Delirio..., pese a ser una pieza ingeniosa y divertida, incurre en el desliz de reiterar el conflicto fundamental, vuelve sobre él una y otra vez. Esto provoca que se extienda innecesariamente la fábula. Si no languidece es precisamente por el excelente sistema de diálogos, las salidas felices, la cita constante de ídolos populares y, en buena medida, a que —gracias al trenzado musical urdido por el autor— hurga hondo en la sensibilidad del cubano.

Martín lleva a las tablas la pieza con habilidad y destreza. No se trata en esta ocasión de un texto complejo, cuyos vericuetos filosóficos demandan un esfuerzo mayor del espectador. Todo lo que dice Delirio... es bien conocido por los asistentes a la platea.
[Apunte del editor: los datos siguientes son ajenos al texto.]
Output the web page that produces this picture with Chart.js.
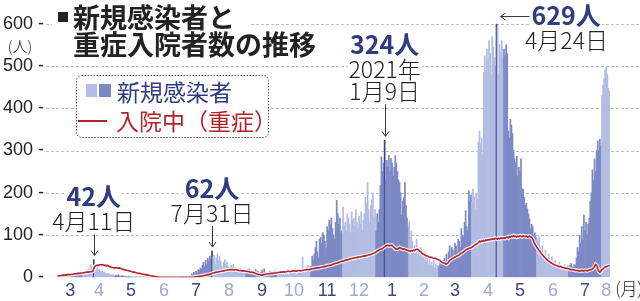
<!DOCTYPE html>
<html>
<head>
<meta charset="utf-8">
<script src="https://cdn.jsdelivr.net/npm/chart.js@4.4.1/dist/chart.umd.min.js"></script>
<style>
  html, body { margin: 0; padding: 0; background: #fff; }
  canvas { display: block; }
</style>
</head>
<body>
<canvas id="chart" width="640" height="301"></canvas>
<script>
// month tick labels, March 2020 .. August 2021
const monthLabels = ['3','4','5','6','7','8','9','10','11','12','1','2','3','4','5','6','7','8'];
const monthYears = [2020,2020,2020,2020,2020,2020,2020,2020,2020,2020,2021,2021,2021,2021,2021,2021,2021,2021];
// the series starts on March 8th 2020
const firstDayOfSeries = 8;

// new cases per day (新規感染者), one array per month
const cases_2020_03 = [0,1,3,2,5,1,4,6,2,3,1,5,2,4,8,3,6,9,4,11,8,12,6,10];
const cases_2020_04 = [9,14,8,16,11,20,12,30,25,18,42,20,12,22,16,18,14,10,15,12,13,8,10,6,9,5,7,4,6,3];
const cases_2020_05 = [3,5,2,6,3,1,4,2,3,1,2,0,1,2,0,1,0,1,0,0,1,0,0,1,0,0,0,1,0,0,0];
const cases_2020_06 = [0,0,1,0,0,0,0,0,0,0,0,0,0,0,0,0,0,0,0,1,0,0,0,0,0,0,1,0,0,0];
const cases_2020_07 = [0,1,0,2,1,0,3,2,1,4,3,8,6,12,10,14,9,18,15,22,20,28,35,25,40,30,45,38,50,42,62];
const cases_2020_08 = [48,52,30,45,55,40,50,38,28,22,35,42,30,36,25,20,15,28,24,30,18,22,14,12,20,16,22,13,10,9,12];
const cases_2020_09 = [14,18,10,20,12,8,6,15,12,18,10,14,8,5,12,16,9,20,11,7,5,10,14,8,12,6,9,15,10,8];
const cases_2020_10 = [10,8,15,12,6,9,14,11,18,7,5,13,10,16,9,12,20,8,6,11,14,10,15,47,12,9,18,22,28,15,25];
const cases_2020_11 = [25,50,40,55,70,85,60,45,90,95,80,105,100,85,70,120,110,135,125,140,115,100,90,130,182,150,125,140,110,105];
const cases_2020_12 = [166,120,130,110,150,140,125,105,155,135,140,120,160,130,115,145,125,155,110,135,150,189,175,224,160,130,170,183,200,140,160];
const cases_2021_01 = [108,150,130,160,217,285,250,270,324,230,277,260,288,250,281,270,240,260,288,270,250,230,224,200,147,180,190,224,170,140,120];
const cases_2021_02 = [131,93,110,85,70,75,60,90,55,65,50,70,45,55,40,60,38,45,30,42,28,35,25,40,22,30,20,28];
const cases_2021_03 = [25,35,30,40,28,45,38,55,32,60,74,50,70,65,45,80,74,60,90,85,70,115,100,95,130,158,120,110,205,180,195];
const cases_2021_04 = [178,208,190,160,200,185,320,346,316,330,290,485,524,490,540,510,560,530,480,570,545,520,500,629,593,480,551,531,560,520];
const cases_2021_05 = [540,525,550,530,346,330,374,360,340,300,280,270,286,240,260,250,280,210,208,190,170,175,162,150,138,115,125,120,100,105,95];
const cases_2021_06 = [90,85,95,70,60,75,55,50,65,45,40,55,38,30,48,35,28,40,25,30,22,35,20,28,18,25,30,15,22,28];
const cases_2021_07 = [20,28,32,25,23,30,27,45,70,60,100,80,120,90,147,110,130,100,125,140,180,200,254,230,280,250,300,323,300,327,310];
const cases_2021_08 = [430,455,470,493,497,480,447,440];

// hospitalised, severe (入院中(重症)), one array per month
const hosp_2020_03 = [3,3,4,4,4,5,5,5,5,6,6,6,6,7,7,7,8,8,8,9,9,9,10,10];
const hosp_2020_04 = [10,11,11,12,12,12,13,13,13,14,20,25,27,28,28,29,30,29,30,29,28,28,27,28,26,25,24,23,23,22];
const hosp_2020_05 = [22,23,22,21,22,21,20,19,18,18,17,16,16,15,14,14,13,12,12,11,10,10,9,9,8,8,7,7,6,6,5];
const hosp_2020_06 = [5,4,4,3,3,2,2,1,1,1,0,0,0,0,0,0,0,0,0,0,0,0,0,0,0,0,0,0,0,0];
const hosp_2020_07 = [0,0,0,0,0,0,0,0,0,0,0,0,0,0,1,1,1,2,2,2,3,3,4,4,5,5,6,6,7,8,9];
const hosp_2020_08 = [10,10,11,12,12,13,13,14,14,15,15,16,16,17,17,17,18,18,18,17,17,18,17,17,16,16,16,15,15,15,14];
const hosp_2020_09 = [14,14,13,13,12,12,11,11,10,9,8,7,6,6,5,5,6,6,7,7,8,8,8,9,9,9,10,10,10,11];
const hosp_2020_10 = [11,11,12,12,12,13,12,13,13,14,14,13,14,14,15,15,15,14,15,16,16,15,16,16,17,17,17,18,18,18,19];
const hosp_2020_11 = [19,20,20,21,21,22,22,22,23,23,24,24,25,25,26,27,27,28,28,29,30,31,32,33,33,34,35,36,37,38];
const hosp_2020_12 = [38,39,40,41,41,42,43,43,44,45,45,46,46,47,47,48,48,49,49,50,50,51,51,52,53,53,54,55,56,57,58];
const hosp_2021_01 = [60,62,63,65,66,67,68,70,72,74,75,76,74,75,76,75,72,70,68,67,66,68,70,69,68,66,67,66,65,64,63];
const hosp_2021_02 = [62,61,63,62,64,63,65,66,66,64,62,60,57,55,54,52,51,50,49,48,47,47,46,45,45,44,43,42];
const hosp_2021_03 = [41,39,37,35,34,33,32,31,33,36,39,41,43,45,46,48,49,50,51,53,55,57,58,60,62,64,66,67,68,69,70];
const hosp_2021_04 = [71,73,75,77,78,80,82,85,84,86,85,87,86,88,87,89,88,90,89,90,91,90,92,91,90,92,91,93,92,92];
const hosp_2021_05 = [93,92,94,95,93,96,95,97,96,98,96,97,95,97,96,98,97,96,98,97,96,97,95,96,97,95,94,90,84,78,74];
const hosp_2021_06 = [70,67,63,60,56,53,50,47,45,42,40,38,36,34,33,31,30,29,28,27,26,25,25,24,23,23,22,21,21,20];
const hosp_2021_07 = [20,19,18,18,17,17,16,16,16,15,15,15,16,15,15,16,16,15,16,17,18,18,20,22,26,30,28,20,14,12,15];
const hosp_2021_08 = [18,20,22,24,25,26,27,28];

// y axis ticks
const yTicks = [0,100,200,300,400,500,600];

// labelled peaks
const peakDates = ['2020/4/11','2020/7/31','2021/1/9','2021/4/24'];
const peakAmounts = ['42人','62人','324人','629人'];
const peakDateLines = [['4月11日'],['7月31日'],['2021年','1月9日'],['4月24日']];

const caseMonths = [cases_2020_03,cases_2020_04,cases_2020_05,cases_2020_06,cases_2020_07,cases_2020_08,
  cases_2020_09,cases_2020_10,cases_2020_11,cases_2020_12,cases_2021_01,cases_2021_02,
  cases_2021_03,cases_2021_04,cases_2021_05,cases_2021_06,cases_2021_07,cases_2021_08];
const hospMonths = [hosp_2020_03,hosp_2020_04,hosp_2020_05,hosp_2020_06,hosp_2020_07,hosp_2020_08,
  hosp_2020_09,hosp_2020_10,hosp_2020_11,hosp_2020_12,hosp_2021_01,hosp_2021_02,
  hosp_2021_03,hosp_2021_04,hosp_2021_05,hosp_2021_06,hosp_2021_07,hosp_2021_08];

const DARK_BAR = '#7d89c4';
const LIGHT_BAR = '#b3bde3';
const PEAK_BAR = '#38458a';
const RED = '#b3232a';
const NAVY = '#2f3d80';
const JP = '"Noto Sans CJK JP", sans-serif';
const NUM = '"Liberation Sans", Arial, sans-serif';

// flatten the months into day categories
const labels = [], cases = [], hosp = [], barColors = [], tickText = [], tickColors = [];
caseMonths.forEach((arr, m) => {
  const start = m === 0 ? firstDayOfSeries : 1;
  const mid = Math.floor(arr.length / 2);
  arr.forEach((v, d) => {
    const label = monthYears[m] + '/' + monthLabels[m] + '/' + (start + d);
    labels.push(label);
    cases.push(v);
    hosp.push(hospMonths[m][d]);
    let c = m % 2 === 0 ? DARK_BAR : LIGHT_BAR;
    if (peakDates.includes(label)) c = PEAK_BAR;
    barColors.push(c);
    tickText.push(d === mid ? monthLabels[m] : '');
    tickColors.push(m % 2 === 0 ? '#3b4a80' : '#9ba8cf');
  });
});

function arrowHead(ctx, x, y, dir) {
  ctx.beginPath();
  if (dir === 'down') {
    ctx.moveTo(x - 3.5, y - 5); ctx.lineTo(x, y); ctx.lineTo(x + 3.5, y - 5);
  } else {
    ctx.moveTo(x + 5, y - 3.5); ctx.lineTo(x, y); ctx.lineTo(x + 5, y + 3.5);
  }
  ctx.stroke();
}

function textBox(ctx, text, x, y) {
  const w = ctx.measureText(text).width;
  ctx.fillStyle = '#fff';
  const left = ctx.textAlign === 'center' ? x - w / 2 : x;
  ctx.fillRect(left - 1, y - 10, w + 2, 20);
}

const decorations = {
  id: 'decorations',
  beforeDatasetsDraw(chart) {
    const ctx = chart.ctx, y = chart.scales.y;
    ctx.save();
    ctx.strokeStyle = '#bdbdbd';
    ctx.lineWidth = 1;
    ctx.setLineDash([3, 2]);
    yTicks.slice(1).forEach(v => {
      const yy = Math.round(y.getPixelForValue(v)) + 0.5;
      ctx.beginPath();
      ctx.moveTo(46, yy);
      ctx.lineTo(640, yy);
      ctx.stroke();
    });
    ctx.restore();
  },
  afterDraw(chart) {
    const ctx = chart.ctx, x = chart.scales.x, y = chart.scales.y;
    ctx.save();

    // unit labels
    ctx.fillStyle = '#222';
    ctx.font = '300 15px ' + JP;
    ctx.textAlign = 'center';
    ctx.textBaseline = 'middle';
    ctx.fillText('(人)', 20, (y.getPixelForValue(600) + y.getPixelForValue(500)) / 2 + 1);
    ctx.font = '300 17px ' + JP;
    ctx.fillText('(月)', 629, 289);

    // title
    ctx.fillStyle = '#fff';
    ctx.fillRect(52, 4, 198, 28);
    ctx.fillRect(52, 32, 280, 26);
    ctx.fillStyle = '#222';
    ctx.fillRect(58, 12, 10, 10);
    ctx.font = 'bold 27px ' + JP;
    ctx.textAlign = 'left';
    ctx.fillText('新規感染者と', 73, 18);
    ctx.fillText('重症入院者数の推移', 73, 45);

    // legend box
    ctx.beginPath();
    ctx.roundRect(76.5, 75.5, 192, 62, 5);
    ctx.fillStyle = '#fff';
    ctx.fill();
    ctx.setLineDash([1.5, 1.5]);
    ctx.strokeStyle = '#555';
    ctx.lineWidth = 1;
    ctx.stroke();
    ctx.setLineDash([]);
    ctx.fillStyle = LIGHT_BAR;
    ctx.fillRect(86, 84, 11, 13);
    ctx.fillStyle = DARK_BAR;
    ctx.fillRect(99, 84, 12, 13);
    ctx.font = '23px ' + JP;
    ctx.fillStyle = NAVY;
    ctx.fillText('新規感染者', 117, 92);
    ctx.strokeStyle = RED;
    ctx.lineWidth = 2;
    ctx.beginPath();
    ctx.moveTo(78, 121);
    ctx.lineTo(107, 121);
    ctx.stroke();
    ctx.fillStyle = RED;
    ctx.fillText('入院中（重症）', 116, 121);

    // peak annotations
    ctx.lineWidth = 1;
    ctx.strokeStyle = '#333';
    peakDates.forEach((date, i) => {
      const idx = labels.indexOf(date);
      const px = x.getPixelForValue(idx);
      const py = y.getPixelForValue(cases[idx]);
      const lines = peakDateLines[i];
      if (i === 3) {
        // arrow pointing left to the tallest bar
        const ay = py + 5;
        ctx.beginPath();
        ctx.moveTo(px + 4, ay);
        ctx.lineTo(px + 33, ay);
        ctx.stroke();
        arrowHead(ctx, px + 4, ay, 'left');
        ctx.textAlign = 'left';
        ctx.font = 'bold 25px ' + JP;
        textBox(ctx, peakAmounts[i], px + 35, py + 4);
        ctx.fillStyle = NAVY;
        ctx.fillText(peakAmounts[i], px + 35, py + 4);
        ctx.textAlign = 'center';
        ctx.font = '300 23px ' + JP;
        ctx.fillStyle = '#222';
        ctx.fillText(lines[0], px + 70, py + 29);
        return;
      }
      const len = i === 2 ? 32 : 21;
      const bottom = py - 4, top = bottom - len;
      ctx.beginPath();
      ctx.moveTo(Math.round(px) + 0.5, top);
      ctx.lineTo(Math.round(px) + 0.5, bottom);
      ctx.stroke();
      arrowHead(ctx, Math.round(px) + 0.5, bottom, 'down');
      ctx.textAlign = 'center';
      ctx.font = '300 23px ' + JP;
      let ty = top - 13;
      for (let k = lines.length - 1; k >= 0; k--) {
        textBox(ctx, lines[k], px, ty);
        ctx.fillStyle = '#222';
        ctx.fillText(lines[k], px, ty);
        ty -= 22;
      }
      ctx.font = 'bold 25px ' + JP;
      const ay = ty + 22 - 25;
      textBox(ctx, peakAmounts[i], px, ay);
      ctx.fillStyle = NAVY;
      ctx.fillText(peakAmounts[i], px, ay);
    });
    ctx.restore();
  }
};

new Chart(document.getElementById('chart'), {
  data: {
    labels: labels,
    datasets: [
      {
        type: 'line',
        data: hosp,
        borderColor: RED,
        borderWidth: 1.6,
        pointRadius: 0,
        tension: 0,
        order: 0
      },
      {
        type: 'line',
        data: hosp,
        borderColor: 'rgba(255,255,255,0.85)',
        borderWidth: 4,
        pointRadius: 0,
        tension: 0,
        order: 1
      },
      {
        type: 'bar',
        data: cases,
        backgroundColor: barColors,
        borderWidth: 0,
        barPercentage: 1,
        categoryPercentage: 1,
        order: 2
      }
    ]
  },
  options: {
    responsive: false,
    animation: false,
    devicePixelRatio: 1,
    layout: { padding: { top: 20, right: 30, bottom: 0, left: 0 } },
    plugins: { legend: { display: false }, tooltip: { enabled: false } },
    scales: {
      x: {
        grid: { display: false, drawTicks: false },
        border: { display: false },
        afterFit: (scale) => { scale.height = 23; },
        ticks: {
          autoSkip: false,
          maxRotation: 0,
          minRotation: 0,
          padding: 3,
          font: { family: NUM, size: 18 },
          color: (c) => tickColors[c.index],
          callback: (value, index) => tickText[index]
        }
      },
      y: {
        min: 0,
        max: 600,
        grid: { display: false, drawTicks: false },
        border: { display: false },
        afterFit: (scale) => { scale.width = 57; },
        ticks: {
          stepSize: 100,
          padding: 13,
          font: { family: NUM, size: 18 },
          color: '#222',
          callback: (v) => v + ' -'
        }
      }
    }
  },
  plugins: [decorations]
});
</script>
</body>
</html>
Lo que interesa y divierte es el modo como esto acontece y la manera en que los miembros de Teatro de la Luna lo encaran y llevan a término. La puesta es sencilla, estilizada, rigurosa, precisa. El director optó por cargar la mano en el trabajo de los actores y aderezar al montaje con varios de sus habituales ganchos musicales.

Entre los colaboradores de Martín sobresale Rafael Guzmán, quien se encargó de la banda sonora, los arreglos y la edición. Resulta que, pese a no ser este un drama musical, la música juega un papel importante en la trama. Guzmán supo adecuar los números y fragmentos cantados por los actores a la tesitura de cada intérprete. El propio director diseñó una escenografía que se destaca por la sobriedad y la capacidad para dar soluciones a los problemas que confronta la sala. Al mismo tiempo recreó el ámbito agreste y espectral del ruinoso bar clandestino. El trabajo con el vestuario se cuenta también entre los méritos de Martín, quien estuvo aquí auxiliado por Ángel Madruga. La concepción de atuendos que identifican y singularizan a los tres orates, siguiendo el modelo de sus ídolos, es parte importante de la propuesta visual de Delirio...
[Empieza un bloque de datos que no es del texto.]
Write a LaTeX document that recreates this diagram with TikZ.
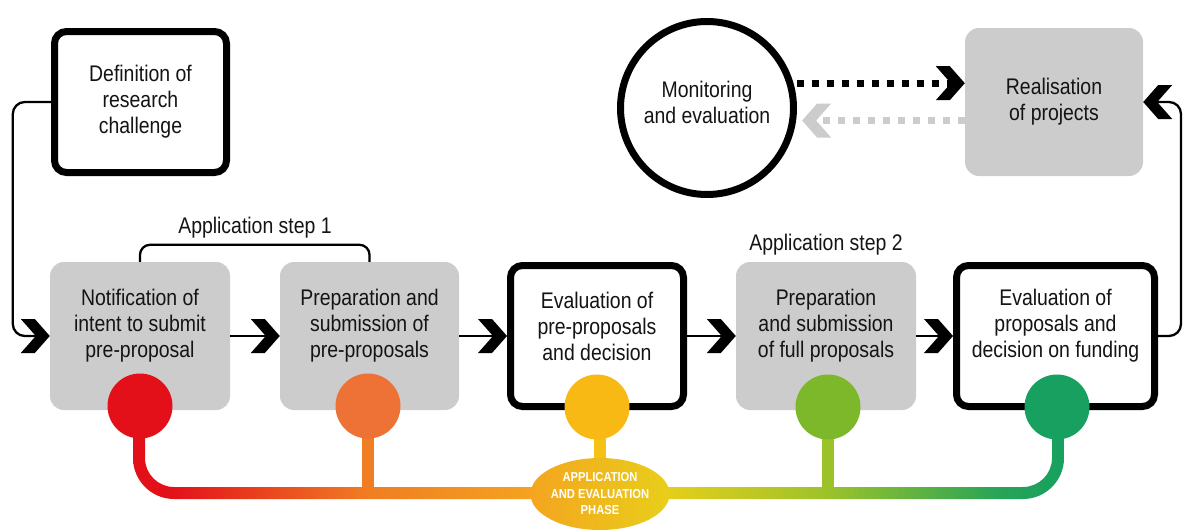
\documentclass[tikz,border=0pt]{standalone}
\usepackage{fontspec}
\setmainfont{Liberation Sans}[FakeStretch=0.86]
\usetikzlibrary{shapes.geometric,calc}
\definecolor{boxgray}{HTML}{CCCCCC}
\definecolor{txt}{HTML}{141414}
\definecolor{cred}{HTML}{E3101A}
\definecolor{corange}{HTML}{EE7235}
\definecolor{cyellow}{HTML}{F8B914}
\definecolor{clime}{HTML}{7DB82A}
\definecolor{cgreen}{HTML}{17A060}
\definecolor{lorange}{HTML}{F07D22}
\definecolor{lyellow}{HTML}{F5C114}
\definecolor{llime}{HTML}{9CC22A}
\definecolor{ellL}{HTML}{F4A51F}
\definecolor{ellR}{HTML}{E8CF1A}
\pgfdeclarehorizontalshading{phase}{100bp}{%
  color(0bp)=(cred); color(27bp)=(cred);
  color(37.6bp)=(lorange); color(46.9bp)=(ellL);
  color(53.3bp)=(ellR); color(62.3bp)=(llime);
  color(71.6bp)=(cgreen!85!clime); color(75bp)=(cgreen); color(100bp)=(cgreen)}
\pgfdeclarearrow{
  name = Chev,
  setup code = {
    \pgfarrowssettipend{0pt}
    \pgfarrowssetlineend{-10pt}
    \pgfarrowssetbackend{-29pt}
    \pgfarrowssetvisualbackend{-14pt}
    \pgfarrowshullpoint{0pt}{0pt}
    \pgfarrowshullpoint{-29pt}{17pt}
    \pgfarrowshullpoint{-29pt}{-17pt}
  },
  drawing code = {
    \pgfpathmoveto{\pgfqpoint{0pt}{0pt}}
    \pgfpathlineto{\pgfqpoint{-15pt}{17pt}}
    \pgfpathlineto{\pgfqpoint{-29pt}{17pt}}
    \pgfpathlineto{\pgfqpoint{-14pt}{0pt}}
    \pgfpathlineto{\pgfqpoint{-29pt}{-17pt}}
    \pgfpathlineto{\pgfqpoint{-15pt}{-17pt}}
    \pgfpathclose
    \pgfusepathqfill
  }
}
\tikzset{
  every node/.style={font=\fontsize{22.6}{26}\selectfont, text=txt, align=center},
  graybox/.style={fill=boxgray, rounded corners=14pt, minimum width=180pt, minimum height=148pt, inner sep=0pt},
  blackbox/.style={draw=black, fill=white, line width=7pt, rounded corners=12pt, minimum width=173pt, minimum height=141pt, inner sep=0pt},
  boxtext/.style={yshift=10pt, align=center, text=txt},
  conn/.style={color=black, line width=2.3pt, -Chev},
  dotblack/.style={color=black, line width=7pt, dash pattern=on 7pt off 8pt, -Chev},
  dotgray/.style={color=boxgray, line width=7pt, dash pattern=on 7pt off 8pt, -Chev},
  bracket/.style={draw=black, line width=2.3pt, rounded corners=10pt},
  dot/.style={circle, minimum size=65pt, inner sep=0pt},
  stem/.style={line width=12pt},
}
\begin{document}
\begin{tikzpicture}[x=1pt, y=-1pt]
\useasboundingbox (0,0) rectangle (1183,530);
% boxes
\node[blackbox, minimum width=172pt] (def) at (140.5,102) {Definition of\\research\\challenge};
\node[graybox] (b1) at (140,336) {};
\node[graybox, minimum width=179pt] (b2) at (369.5,336) {};
\node[blackbox] (b3) at (597,336) {};
\node[graybox] (b4) at (826,336) {};
\node[blackbox, minimum width=198pt] (b5) at (1055.5,336) {};
\node[graybox, minimum width=178pt] (real) at (1054,102) {Realisation\\of projects};
\node[circle, draw=black, line width=7pt, minimum size=173pt, inner sep=0pt] (mon) at (707,108) {};
\node[boxtext, yshift=-4pt] (montxt) at (mon.center) {Monitoring\\and evaluation};
\node[boxtext] (t1) at (b1.center) {Notification of\\intent to submit\\pre-proposal};
\node[boxtext] (t2) at (b2.center) {Preparation and\\submission of\\pre-proposals};
\node[boxtext] (t3) at (b3.center) {Evaluation of\\pre-proposals\\and decision};
\node[boxtext] (t4) at (b4.center) {Preparation\\and submission\\of full proposals};
\node[boxtext] (t5) at (b5.center) {Evaluation of\\proposals and\\decision on funding};
% step labels
\draw[bracket] (b1.north) -- ++(0,-17) -| (b2.north);
\node (lbl1) at (255,228) {Application step 1};
\node (lbl2) at (826,245) {Application step 2};
% connectors
\draw[conn, rounded corners=12pt] (def.west) -| ($(b1.west)+(-37,0)$) -- (b1.west);
\draw[conn] (b1.east) -- (b2.west);
\draw[conn] (b2.east) -- (b3.west);
\draw[conn] (b3.east) -- (b4.west);
\draw[conn] (b4.east) -- (b5.west);
\draw[conn, rounded corners=12pt] (b5.east) -- ++(23,0) |- (real.east);
\draw[dotblack, shorten <=3pt] (mon.16) -- (mon.16 -| real.west);
\draw[dotgray, shorten >=6pt] (mon.-8 -| real.west) -- (mon.-8);
% gradient phase line
\begin{scope}
\clip (133,410) -- (133,458) .. controls (133,480.6) and (151.4,499) .. (174,499)
  -- (1023,499) .. controls (1045.6,499) and (1064,480.6) .. (1064,458)
  -- (1064,410) -- (1052,410) -- (1052,458) .. controls (1052,474) and (1039,487) .. (1023,487)
  -- (174,487) .. controls (158,487) and (145,474) .. (145,458) -- (145,410) -- cycle;
\shade[shading=phase] (133,400) rectangle (1064,505);
\end{scope}
\node[dot, fill=cred] (c1) at (140,406) {};
\node[dot, fill=cgreen] (c5) at (1057,407) {};
\node[ellipse, left color=ellL, right color=ellR, minimum width=126pt, minimum height=72pt, inner sep=0pt,
  text=white, font=\fontsize{13}{16.5}\selectfont\bfseries] (phase) at (600,494) {APPLICATION\\AND EVALUATION\\PHASE};
\coordinate (s2) at (368,488);
\coordinate (s4) at (828,488);
\draw[stem, lorange] (s2) -- ++(0,-82);
\draw[stem, llime] (s4) -- ++(0,-81);
\draw[stem, lyellow] (phase.north) -- ++(0,-53);
\node[dot, fill=corange] (c2) at (368,406) {};
\node[dot, fill=clime] (c4) at (828,407) {};
\node[dot, fill=cyellow] (c3) at (597,407) {};
\end{tikzpicture}
\end{document}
El punto fuerte del espectáculo son las actuaciones. Laura de la Uz, Mario Guerra y Amarilys Núñez protagonizan un inteligente y desgarrado duelo. De la Uz le saca mucho partido a un personaje hecho a la medida de sus posibilidades histriónicas. Canta con técnica y sentimiento, y se luce también en los momentos dramáticos. Guerra creó una creíble y gráfica cadena de acciones. Además, es apreciable su aproximación y estudio de referentes reales aquejados por la megalomanía, cosa esta que le rindió muy buenos dividendos. Intensidad dramática y minuciosidad distinguen su faena. Amarilys Núñez afrontó el doble riesgo de asumir a un loco y a un hombre. Pese a las dificultades que este doble desdoblamiento entraña, la actriz salió por la puerta ancha. Minuciosidad y sutileza son constantes en su labor.

La vuelta a la escena de un colectivo tan valioso y apetecido por el público como lo es Teatro de la Luna es una excelente noticia. El hecho de que hayan preferido un texto relativamente reciente de la dramaturgia cubana es un buen augurio. Como en ocasiones anteriores la propuesta de Raúl Martín sobresale por la calidad de las actuaciones, la concepción de una visualidad seductora y un apreciable apego a lo danzario y lo coreográfico. Incluso, mucho más que en otras ocasiones apeló a un despliegue musical que lo acerca a la dinámica del gustado género. Estas son las mejores razones de este inteligente y lúcido delirio.